Directions:
Copy exactly the lines from the first line of the records below through the line containing "const panelLetters = ['A', 'B', 'C'];", including both, and nothing else.

Data for this task:
────────────────────────────────────────

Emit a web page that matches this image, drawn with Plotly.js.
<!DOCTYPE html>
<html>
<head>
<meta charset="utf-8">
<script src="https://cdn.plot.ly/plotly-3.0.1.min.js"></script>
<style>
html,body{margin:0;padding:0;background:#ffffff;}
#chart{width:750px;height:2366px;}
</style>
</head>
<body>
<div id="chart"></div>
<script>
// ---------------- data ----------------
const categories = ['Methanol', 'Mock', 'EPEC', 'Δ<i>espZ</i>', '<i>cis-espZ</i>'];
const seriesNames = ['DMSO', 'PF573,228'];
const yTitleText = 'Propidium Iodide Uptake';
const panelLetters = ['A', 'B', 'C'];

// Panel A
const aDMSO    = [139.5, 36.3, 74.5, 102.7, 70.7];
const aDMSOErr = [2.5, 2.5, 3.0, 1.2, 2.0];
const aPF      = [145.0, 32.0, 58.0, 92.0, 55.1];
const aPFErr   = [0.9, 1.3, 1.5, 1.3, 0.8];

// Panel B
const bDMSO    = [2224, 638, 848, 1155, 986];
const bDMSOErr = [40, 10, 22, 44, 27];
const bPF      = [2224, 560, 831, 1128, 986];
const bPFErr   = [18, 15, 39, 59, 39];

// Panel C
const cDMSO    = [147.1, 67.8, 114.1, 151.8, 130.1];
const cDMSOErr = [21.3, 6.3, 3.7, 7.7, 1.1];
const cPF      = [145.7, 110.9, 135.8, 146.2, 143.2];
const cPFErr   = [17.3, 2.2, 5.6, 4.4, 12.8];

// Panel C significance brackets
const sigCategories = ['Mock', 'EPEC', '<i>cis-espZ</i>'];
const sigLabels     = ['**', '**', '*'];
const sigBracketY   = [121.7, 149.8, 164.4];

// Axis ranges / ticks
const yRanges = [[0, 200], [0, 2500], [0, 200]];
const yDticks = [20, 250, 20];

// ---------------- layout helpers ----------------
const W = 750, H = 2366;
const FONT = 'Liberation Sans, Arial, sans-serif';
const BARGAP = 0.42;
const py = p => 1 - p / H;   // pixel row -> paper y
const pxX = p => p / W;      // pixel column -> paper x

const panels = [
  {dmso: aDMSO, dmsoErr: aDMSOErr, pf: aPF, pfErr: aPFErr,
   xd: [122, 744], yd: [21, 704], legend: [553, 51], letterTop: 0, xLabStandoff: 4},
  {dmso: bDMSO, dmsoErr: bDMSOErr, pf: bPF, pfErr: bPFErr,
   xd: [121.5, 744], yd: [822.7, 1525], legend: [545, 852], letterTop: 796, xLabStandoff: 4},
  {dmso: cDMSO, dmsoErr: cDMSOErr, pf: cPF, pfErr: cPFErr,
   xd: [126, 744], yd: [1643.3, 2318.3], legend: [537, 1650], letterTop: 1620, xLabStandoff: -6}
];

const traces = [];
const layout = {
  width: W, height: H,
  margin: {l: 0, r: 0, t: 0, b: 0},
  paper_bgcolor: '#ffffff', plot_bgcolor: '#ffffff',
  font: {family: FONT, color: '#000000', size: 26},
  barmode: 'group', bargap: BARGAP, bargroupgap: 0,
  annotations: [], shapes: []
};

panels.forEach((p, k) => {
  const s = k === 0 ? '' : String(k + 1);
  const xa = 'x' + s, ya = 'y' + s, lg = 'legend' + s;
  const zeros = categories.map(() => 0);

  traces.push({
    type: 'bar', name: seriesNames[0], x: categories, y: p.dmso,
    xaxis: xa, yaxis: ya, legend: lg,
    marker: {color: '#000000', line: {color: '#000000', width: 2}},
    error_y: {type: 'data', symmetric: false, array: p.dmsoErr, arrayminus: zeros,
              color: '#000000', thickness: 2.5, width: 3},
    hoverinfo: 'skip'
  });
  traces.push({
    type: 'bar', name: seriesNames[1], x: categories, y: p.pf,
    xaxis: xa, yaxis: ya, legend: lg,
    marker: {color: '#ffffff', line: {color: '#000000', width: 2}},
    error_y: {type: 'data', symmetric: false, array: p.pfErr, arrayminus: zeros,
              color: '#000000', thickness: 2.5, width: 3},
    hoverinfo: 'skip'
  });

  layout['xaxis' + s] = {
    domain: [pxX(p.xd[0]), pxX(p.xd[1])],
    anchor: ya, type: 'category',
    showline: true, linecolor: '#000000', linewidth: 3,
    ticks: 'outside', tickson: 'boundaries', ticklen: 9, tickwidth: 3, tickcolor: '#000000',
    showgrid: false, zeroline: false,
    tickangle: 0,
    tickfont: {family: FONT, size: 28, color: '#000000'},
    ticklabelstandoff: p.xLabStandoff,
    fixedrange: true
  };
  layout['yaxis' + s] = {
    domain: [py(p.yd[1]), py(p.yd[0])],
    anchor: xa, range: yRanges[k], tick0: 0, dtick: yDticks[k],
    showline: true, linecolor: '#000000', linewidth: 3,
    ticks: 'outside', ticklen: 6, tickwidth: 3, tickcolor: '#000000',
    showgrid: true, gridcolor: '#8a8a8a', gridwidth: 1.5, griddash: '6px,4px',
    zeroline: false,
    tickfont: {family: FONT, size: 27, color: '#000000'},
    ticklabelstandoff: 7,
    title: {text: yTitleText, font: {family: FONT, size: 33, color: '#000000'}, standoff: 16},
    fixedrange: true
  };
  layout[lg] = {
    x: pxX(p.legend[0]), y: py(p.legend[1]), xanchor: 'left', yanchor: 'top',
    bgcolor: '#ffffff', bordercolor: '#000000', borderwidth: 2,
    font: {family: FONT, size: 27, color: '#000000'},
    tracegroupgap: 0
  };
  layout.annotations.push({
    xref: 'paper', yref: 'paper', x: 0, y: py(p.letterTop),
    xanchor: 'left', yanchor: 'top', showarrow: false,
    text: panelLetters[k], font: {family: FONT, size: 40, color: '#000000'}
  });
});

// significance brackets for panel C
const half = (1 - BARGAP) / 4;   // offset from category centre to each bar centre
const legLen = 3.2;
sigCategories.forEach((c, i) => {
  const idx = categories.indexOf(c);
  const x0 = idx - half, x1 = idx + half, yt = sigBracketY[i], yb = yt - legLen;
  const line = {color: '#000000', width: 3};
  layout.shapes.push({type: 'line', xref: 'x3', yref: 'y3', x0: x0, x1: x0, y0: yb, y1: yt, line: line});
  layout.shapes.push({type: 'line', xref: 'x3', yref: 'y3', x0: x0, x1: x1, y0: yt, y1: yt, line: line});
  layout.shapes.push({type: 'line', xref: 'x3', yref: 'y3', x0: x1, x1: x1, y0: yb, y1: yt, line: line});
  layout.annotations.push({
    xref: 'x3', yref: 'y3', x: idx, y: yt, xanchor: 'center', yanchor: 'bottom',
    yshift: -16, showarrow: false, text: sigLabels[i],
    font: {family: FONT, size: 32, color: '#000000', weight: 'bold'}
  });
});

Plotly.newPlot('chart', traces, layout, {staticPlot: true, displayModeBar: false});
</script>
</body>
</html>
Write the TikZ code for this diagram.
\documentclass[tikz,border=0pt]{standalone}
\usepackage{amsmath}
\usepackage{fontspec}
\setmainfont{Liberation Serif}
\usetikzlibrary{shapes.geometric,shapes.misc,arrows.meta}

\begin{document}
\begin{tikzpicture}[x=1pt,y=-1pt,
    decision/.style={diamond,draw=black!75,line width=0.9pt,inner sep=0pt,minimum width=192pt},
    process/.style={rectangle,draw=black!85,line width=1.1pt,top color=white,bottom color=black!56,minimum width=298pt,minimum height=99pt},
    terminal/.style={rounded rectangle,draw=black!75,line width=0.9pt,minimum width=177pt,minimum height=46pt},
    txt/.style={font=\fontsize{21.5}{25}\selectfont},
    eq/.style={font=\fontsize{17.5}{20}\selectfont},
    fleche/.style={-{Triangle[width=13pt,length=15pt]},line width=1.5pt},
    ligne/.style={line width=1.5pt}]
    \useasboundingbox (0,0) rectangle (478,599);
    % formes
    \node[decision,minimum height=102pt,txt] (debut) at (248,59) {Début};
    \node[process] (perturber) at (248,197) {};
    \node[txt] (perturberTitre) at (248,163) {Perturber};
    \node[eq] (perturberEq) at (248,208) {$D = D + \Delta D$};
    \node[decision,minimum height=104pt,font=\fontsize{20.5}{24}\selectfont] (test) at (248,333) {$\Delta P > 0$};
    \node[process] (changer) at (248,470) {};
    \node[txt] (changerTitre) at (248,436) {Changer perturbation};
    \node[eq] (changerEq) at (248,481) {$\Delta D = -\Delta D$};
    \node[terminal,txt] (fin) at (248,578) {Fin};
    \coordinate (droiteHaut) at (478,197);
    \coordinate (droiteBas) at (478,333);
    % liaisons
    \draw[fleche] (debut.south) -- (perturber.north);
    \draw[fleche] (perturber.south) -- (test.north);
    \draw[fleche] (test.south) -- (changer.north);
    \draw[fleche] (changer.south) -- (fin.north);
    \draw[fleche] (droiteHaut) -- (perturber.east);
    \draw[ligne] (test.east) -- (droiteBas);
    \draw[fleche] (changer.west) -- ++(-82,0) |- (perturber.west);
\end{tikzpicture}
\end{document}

────────────────────────────────────────

Result:
Emit a web page that matches this image, drawn with Plotly.js.
<!DOCTYPE html>
<html>
<head>
<meta charset="utf-8">
<script src="https://cdn.plot.ly/plotly-3.0.1.min.js"></script>
<style>
html,body{margin:0;padding:0;background:#ffffff;}
#chart{width:750px;height:2366px;}
</style>
</head>
<body>
<div id="chart"></div>
<script>
// ---------------- data ----------------
const categories = ['Methanol', 'Mock', 'EPEC', 'Δ<i>espZ</i>', '<i>cis-espZ</i>'];
const seriesNames = ['DMSO', 'PF573,228'];
const yTitleText = 'Propidium Iodide Uptake';
const panelLetters = ['A', 'B', 'C'];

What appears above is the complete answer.